- Pitcher
- Born: July 12, 1947 (age 79) Chicago, Illinois, U.S.
- Batted: RightThrew: Right

MLB debut
- September 16, 1969, for the Houston Astros

Last MLB appearance
- June 9, 1973, for the St. Louis Cardinals

MLB statistics
- Win–loss record: 7–11
- Earned run average: 3.70
- Strikeouts: 154
- Stats at Baseball Reference

Teams
- Houston Astros (1969–1971); St. Louis Cardinals (1972–1973);

= Scipio Spinks =

American baseball player (born 1947)

Scipio Ronald Spinks (born July 12, 1947) is an American former right handed pitcher in Major League Baseball who played from 1969 through 1973 for the Houston Astros and St. Louis Cardinals.

==Life and sports==
Born in Chicago, Illinois, Spinks was a promising prospect until injuries prematurely ended his career. Spinks graduated from Harlan High School in Chicago and was drafted by the Astros organization in 1966. That August, he set a record in the Northern League by striking out 20 batters in a game. In 1968, he went 9–6 with a 2.27 earned run average in the Carolina League. He was shuttled between Class AAA and the major league club for the next few seasons. The hard-throwing Spinks had control problems but also struck out an average of one batter per inning in the American Association.

Spinks was traded along with Lance Clemons from the Astros to the Cardinals for Jerry Reuss on April 15, 1972. He started the season with the major league club and pitched well. By midseason, he was third in the National League in strikeouts, behind only Steve Carlton and Tom Seaver. Spinks finished with a 2.67 ERA.

Spinks was exceptionally fast for a pitcher, and for that reason the Cardinals frequently used him as a pinch runner. Spinks' career was drastically altered on July 4, 1972. While scoring from first on a double, he ran into Cincinnati Reds catcher Johnny Bench in a collision at home plate. While Spinks scored, he tore ligaments in his right knee during the collision, and missed the rest of the season.

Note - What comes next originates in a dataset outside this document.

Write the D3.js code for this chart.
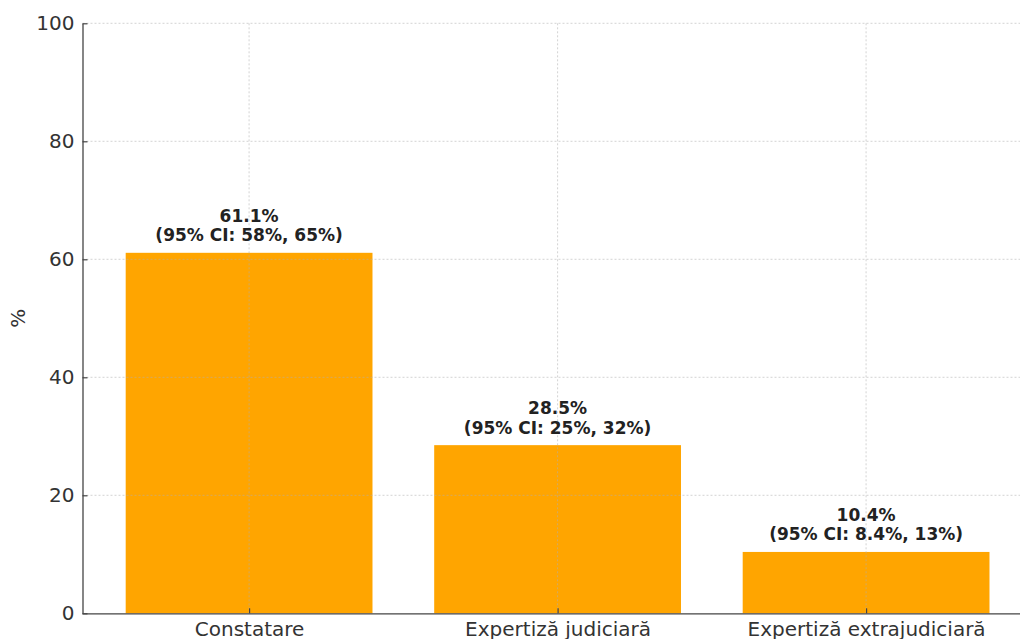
<!DOCTYPE html>
<html>
<head>
<meta charset="utf-8">
<script src="https://cdn.jsdelivr.net/npm/d3@7"></script>
<style>
  body { margin: 0; background: #fff; }
  svg { display: block; font-family: "DejaVu Sans", sans-serif; }
</style>
</head>
<body>
<svg id="chart" width="1020" height="639"></svg>
<script>
const categories = ["Constatare", "Expertiză judiciară", "Expertiză extrajudiciară"]
const percents = [61.1, 28.5, 10.4]
const ciLow = ["58%", "25%", "8.4%"]
const ciHigh = ["65%", "32%", "13%"]
const yTicks = [0, 20, 40, 60, 80, 100]

const dims = {
    width: 1020,
    height: 639,
    left: 82.5,
    top: 23.3,
    bottom: 613.3,
}

const svg = d3.select("#chart")

// scales
const xScale = d3.scaleLinear()
    .domain([-0.54, 2.54])
    .range([dims.left, dims.left + 3.08 * 308.5])

const yScale = d3.scaleLinear()
    .domain([0, 100])
    .range([dims.bottom, dims.top])

// bars
svg.append("g")
    .selectAll("rect")
    .data(percents)
    .join("rect")
    .attr("x", (d, i) => xScale(i - 0.4))
    .attr("width", (d, i) => xScale(i + 0.4) - xScale(i - 0.4))
    .attr("y", d => yScale(d))
    .attr("height", d => yScale(0) - yScale(d))
    .attr("fill", "#ffa500")

// grid (drawn over the bars, like the original)
const grid = svg.append("g")
    .attr("stroke", "#b0b0b0")
    .attr("stroke-opacity", 0.55)
    .attr("stroke-width", 1)
    .attr("stroke-dasharray", "2,2")

grid.selectAll(".hgrid")
    .data(yTicks.slice(1))
    .join("line")
    .attr("x1", dims.left)
    .attr("x2", dims.width)
    .attr("y1", d => yScale(d))
    .attr("y2", d => yScale(d))

grid.selectAll(".vgrid")
    .data(categories)
    .join("line")
    .attr("x1", (d, i) => xScale(i))
    .attr("x2", (d, i) => xScale(i))
    .attr("y1", dims.top)
    .attr("y2", dims.bottom)

// value labels
const labels = svg.append("g")
    .attr("font-size", 17)
    .attr("font-weight", "bold")
    .attr("fill", "#222")
    .attr("text-anchor", "middle")

labels.selectAll("text.val")
    .data(percents)
    .join("text")
    .attr("x", (d, i) => xScale(i))
    .attr("y", d => yScale(d) - 31)
    .text(d => d.toFixed(1) + "%")

labels.selectAll("text.ci")
    .data(percents)
    .join("text")
    .attr("x", (d, i) => xScale(i))
    .attr("y", d => yScale(d) - 11.5)
    .text((d, i) => `(95% CI: ${ciLow[i]}, ${ciHigh[i]})`)

// axes
const yAxis = svg.append("g")
    .attr("transform", `translate(${dims.left},0)`)
    .call(d3.axisLeft(yScale).tickValues(yTicks).tickSize(-5).tickPadding(8).tickSizeOuter(0))

const xAxis = svg.append("g")
    .attr("transform", `translate(0,${dims.bottom})`)
    .call(d3.axisBottom(xScale).tickValues([0, 1, 2]).tickFormat(i => categories[i])
        .tickSize(-5).tickPadding(9).tickSizeOuter(0))

xAxis.select(".domain").attr("d", `M${dims.left},0.5H${dims.width}`)

for (const ax of [xAxis, yAxis]) {
    ax.attr("font-family", "DejaVu Sans, sans-serif").attr("font-size", 20)
    ax.select(".domain").attr("stroke", "#444").attr("stroke-width", 1.3)
    ax.selectAll(".tick line").attr("stroke", "#444").attr("stroke-width", 1.2)
    ax.selectAll(".tick text").attr("fill", "#333")
}

// y label
svg.append("text")
    .attr("transform", `translate(25,${(dims.top + dims.bottom) / 2}) rotate(-90)`)
    .attr("text-anchor", "middle")
    .attr("font-size", 20)
    .attr("fill", "#333")
    .text("%")
</script>
</body>
</html>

In 1973, he pitched just eight games before coming down with a shoulder injury. Just before spring training 1974, Spinks was traded to the Chicago Cubs for Jim Hickman. He spent the next three years in the Cubs, New York Yankees and Astros organizations, but never recovered and finally retired in 1976. Meanwhile, Reuss would go on to pitch for another 18 years.

==Post MLB career==

After his playing career ended, Spinks became a scout and a pitching coach in the San Diego Padres and Houston Astros organizations. He currently lives in the Houston area with his wife and as of 2016 is a pro scout for the Arizona Diamondbacks' organization. He is currently the head coach for the University of Houston-Downtown Gators baseball organization.